The new mikvah isn’t meant to compete with the other locations, rather it will serve as an option for women who find the 30-plus-minute walk from Greenfield to Squirrel Hill difficult.
“In the winter, it’s a miserable walk,” Friedman pointed out. “In the summer it could be too hot, plus right now, when a woman would go to the mikvah, it would be after 10 o’clock at night. We’re talking about walking after 10 p.m. — not very comfortable.”
For those reasons, plus the importance of family purity laws, the absence of a mikvah in the Greenfield community was seen as a deterrent to some, Friedman said.
“For certain people, it’s a hinderance moving to the area,” he said. “For certain people, it’s a reason for them to push off going to the mikvah, which is something we never want to happen.”
As community leaders decided it was time to tackle the delayed mikvah construction, they realized that a men’s mikvah would be needed, as well. In fact, Friedman said, they realized a larger, higher capacity mikvah would be needed as the shul planned for the future.
The new mikvah will be able to accommodate both current needs and support the growing Greenfield community. The rabbi pointed out that the Squirrel Hill-adjacent neighborhood is now the choice for Jewish families that have difficulty finding affordable housing in the traditional Jewish center but want to be near existing community infrastructure.
“You have to remember that it is young families that need the mikvah more than anyone. So, it’s integral to the infrastructure that we’re building.”
Friedman said that the Yeshiva Schools’ acquiring the former St. Rosalia site illustrates how Greenfield is becoming a central part of the Jewish community. He also pointed to the Holocaust Center of Pittsburgh, the Hebrew Free Loan Association, the Squirrel Hill Food Pantry, the Squirrel Hill Wellness Center and even The New Riverview, all of which call the neighborhood home.
The project, originally estimated to cost $300,000, has doubled in price with the added size, additional men’s mikvah and needed security. Friedman said the shul has committed to the construction and has broken ground on the $600,000 project, this despite the fact that they have yet to secure all of the funding needed.
Friedman said that the “Greenfield Mikvah Project” received a lead grant from the Charles M. Morris Charitable Trust and a state grant of $100,000 for security needs. The shul is planning to make up the balance through fundraising, and is asking for anyone interested in donating to the project to reach out to the Chabad Center.
The rabbi said that a lack of funds won’t stop the project.
“Since the day we took over Bnai Emunoh, we have never borrowed a penny to do anything,” Friedman said. “This is our second building project. We never borrowed money and don’t want to now but are comfortable doing it if that’s what it takes.”
Friedman is confident that the shul will be able to raise the necessary funds without having to secure a mortgage.
There are still a few details to work out. For instance, Friedman said that the board is still trying to decide if the shul will oversee and manage the mikvah or if an independent group will do so. He said that there is a mikvah board comprised of both men and women and that the women are leading discussions for their part of the project.

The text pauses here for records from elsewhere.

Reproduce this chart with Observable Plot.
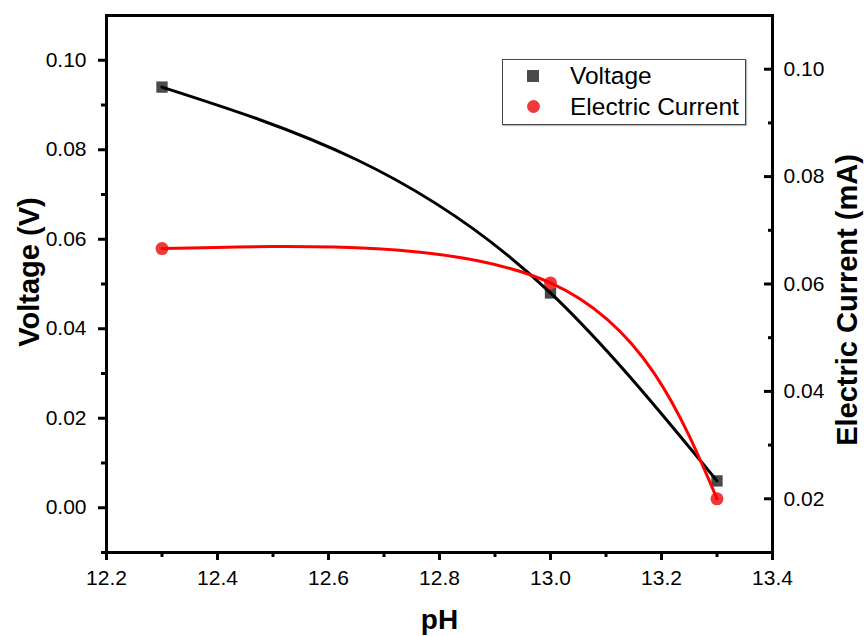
<!DOCTYPE html>
<html>
<head>
<meta charset="utf-8">
<script src="https://cdn.jsdelivr.net/npm/d3@7"></script>
<script src="https://cdn.jsdelivr.net/npm/@observablehq/plot@0.6"></script>
<style>
  html, body { margin: 0; padding: 0; background: #fff; }
  #wrap { position: relative; width: 864px; height: 636px; font-family: "Liberation Sans", Arial, sans-serif; }
  #legend { position: absolute; left: 502px; top: 59px; width: 244px; height: 66px; border: 1px solid #444; box-sizing: border-box; background: #fff; box-shadow: 1px 1px 1px #bbb; }
  .row { position: absolute; left: 0; height: 26px; font-size: 24.5px; line-height: 26px; color: #000; }
  .sym { position: absolute; }
  .lbl { position: absolute; left: 67px; white-space: nowrap; }
</style>
</head>
<body>
<div id="wrap">
  <div id="chart"></div>
  <div id="legend">
    <div class="row" style="top:3px"><div class="sym" style="left:24px;top:7px;width:12px;height:12px;background:#4a4a4a"></div><span class="lbl" style="top:0">Voltage</span></div>
    <div class="row" style="top:34px"><div class="sym" style="left:24px;top:6px;width:13px;height:13px;border-radius:50%;background:#f03a3a"></div><span class="lbl" style="top:0">Electric Current</span></div>
  </div>
</div>
<script>
// Data
const pH = [12.3, 13.0, 13.3];
const voltage = [0.094, 0.048, 0.006];        // V (left axis)
const current = [0.0666, 0.0602, 0.0200];     // mA (right axis)

// Tick values
const xTicks = [12.2, 12.4, 12.6, 12.8, 13.0, 13.2, 13.4];
const xMinor = [12.3, 12.5, 12.7, 12.9, 13.1, 13.3];
const vTicks = [0.00, 0.02, 0.04, 0.06, 0.08, 0.10];
const vMinor = [-0.01, 0.01, 0.03, 0.05, 0.07, 0.09];
const iTicks = [0.02, 0.04, 0.06, 0.08, 0.10];
const iMinor = [0.03, 0.05, 0.07, 0.09];

// Axis domains
const vDomain = [-0.01, 0.11];
const iDomain = [0.01, 0.11];

// map current (right axis) into voltage (left axis) space
const toV = c => vDomain[0] + (c - iDomain[0]) * (vDomain[1] - vDomain[0]) / (iDomain[1] - iDomain[0]);
const fromV = v => iDomain[0] + (v - vDomain[0]) * (iDomain[1] - iDomain[0]) / (vDomain[1] - vDomain[0]);

const rows = pH.map((x, i) => ({pH: x, voltage: voltage[i], current: current[i], currentV: toV(current[i])}));

const tickFont = 21;
const titleFont = 29;
const chart = Plot.plot({
  width: 864,
  height: 636,
  marginLeft: 106,
  marginRight: 92,
  marginTop: 15,
  marginBottom: 84,
  style: {fontFamily: "'Liberation Sans', Arial, sans-serif", background: "#fff", color: "#000"},
  x: {domain: [12.2, 13.4]},
  y: {domain: vDomain},
  marks: [
    // bottom axis
    Plot.axisX(xTicks, {anchor: "bottom", tickSize: 8, tickPadding: 10, strokeWidth: 3, fontSize: tickFont, tickFormat: d3.format(".1f"), label: null}),
    Plot.axisX(xMinor, {anchor: "bottom", tickSize: 5, strokeWidth: 3, tickFormat: () => "", label: null}),
    // left axis
    Plot.axisY(vTicks, {anchor: "left", tickSize: 8, tickPadding: 12, strokeWidth: 3, fontSize: tickFont, tickFormat: d3.format(".2f"), label: null}),
    Plot.axisY(vMinor, {anchor: "left", tickSize: 5, strokeWidth: 3, tickFormat: () => "", label: null}),
    // right axis (current), ticks pointing inward
    Plot.axisY(iTicks.map(toV), {anchor: "right", tickSize: 0, tickPadding: 11, fontSize: tickFont, tickFormat: d => fromV(d).toFixed(2), label: null}),
    Plot.axisY(iTicks.map(toV), {anchor: "right", tickSize: 9, dx: -9, strokeWidth: 3, tickFormat: () => "", label: null}),
    Plot.axisY(iMinor.map(toV), {anchor: "right", tickSize: 5, dx: -5, strokeWidth: 3, tickFormat: () => "", label: null}),
    // axis titles
    Plot.text(["pH"], {frameAnchor: "bottom", dy: 76, fontSize: 28, fontWeight: "bold", textAnchor: "middle"}),
    Plot.text(["Voltage (V)"], {frameAnchor: "left", dx: -77, dy: -12, rotate: -90, textAnchor: "middle", fontSize: titleFont, fontWeight: "bold"}),
    Plot.text(["Electric Current (mA)"], {frameAnchor: "right", dx: 75, dy: 16, rotate: -90, textAnchor: "middle", fontSize: titleFont, fontWeight: "bold"}),
    // symbols
    Plot.dot(rows, {x: "pH", y: "voltage", symbol: "square", r: 6.4, fill: "#4a4a4a"}),
    Plot.dot(rows, {x: "pH", y: "currentV", symbol: "circle", r: 6.5, fill: "#f03a3a"}),
    // smooth connecting lines
    Plot.line(rows, {x: "pH", y: "voltage", curve: "monotone-x", stroke: "#000", strokeWidth: 3}),
    Plot.line(rows, {x: "pH", y: "currentV", curve: "natural", stroke: "#ff0000", strokeWidth: 3}),
    // frame
    Plot.frame({stroke: "#000", strokeWidth: 3})
  ]
});
document.getElementById("chart").appendChild(chart);
</script>
</body>
</html>
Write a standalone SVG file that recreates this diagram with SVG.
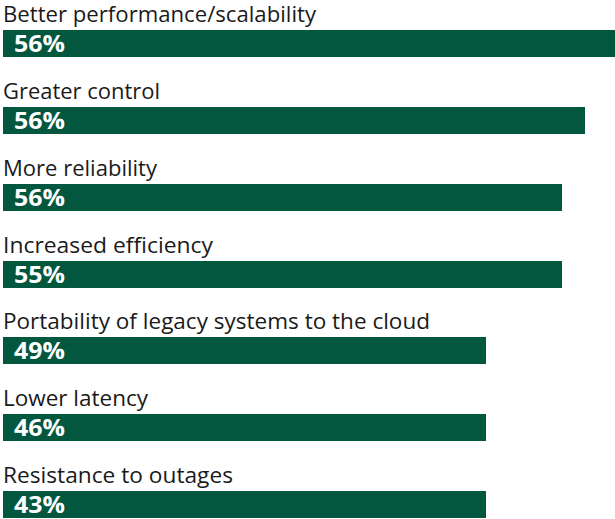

“They’ll make the decisions that are best for them,” he said.
Friedman pointed out that the new mikvah has enabled him to come full circle: As a child, his father oversaw the construction of a mikvah in his hometown of Kansas City.
“If you look at the Torah,” Friedman said, “in many places we find the mikvah to be a real center of Jewish community. Jewish life begins with parents and how they conceive, how they raise their children and their dedication to Judaism and its values.”
All of that is represented in the mikvah, he said.
“This is a project that, even if you’re helping in the smallest of ways,” Friedman said, “you’re helping to build the soul of Greenfield and ultimately the soul of Judaism in Pittsburgh. We invite everyone to participate.” PJC
David Rullo can be reached at firstname.lastname@example.org.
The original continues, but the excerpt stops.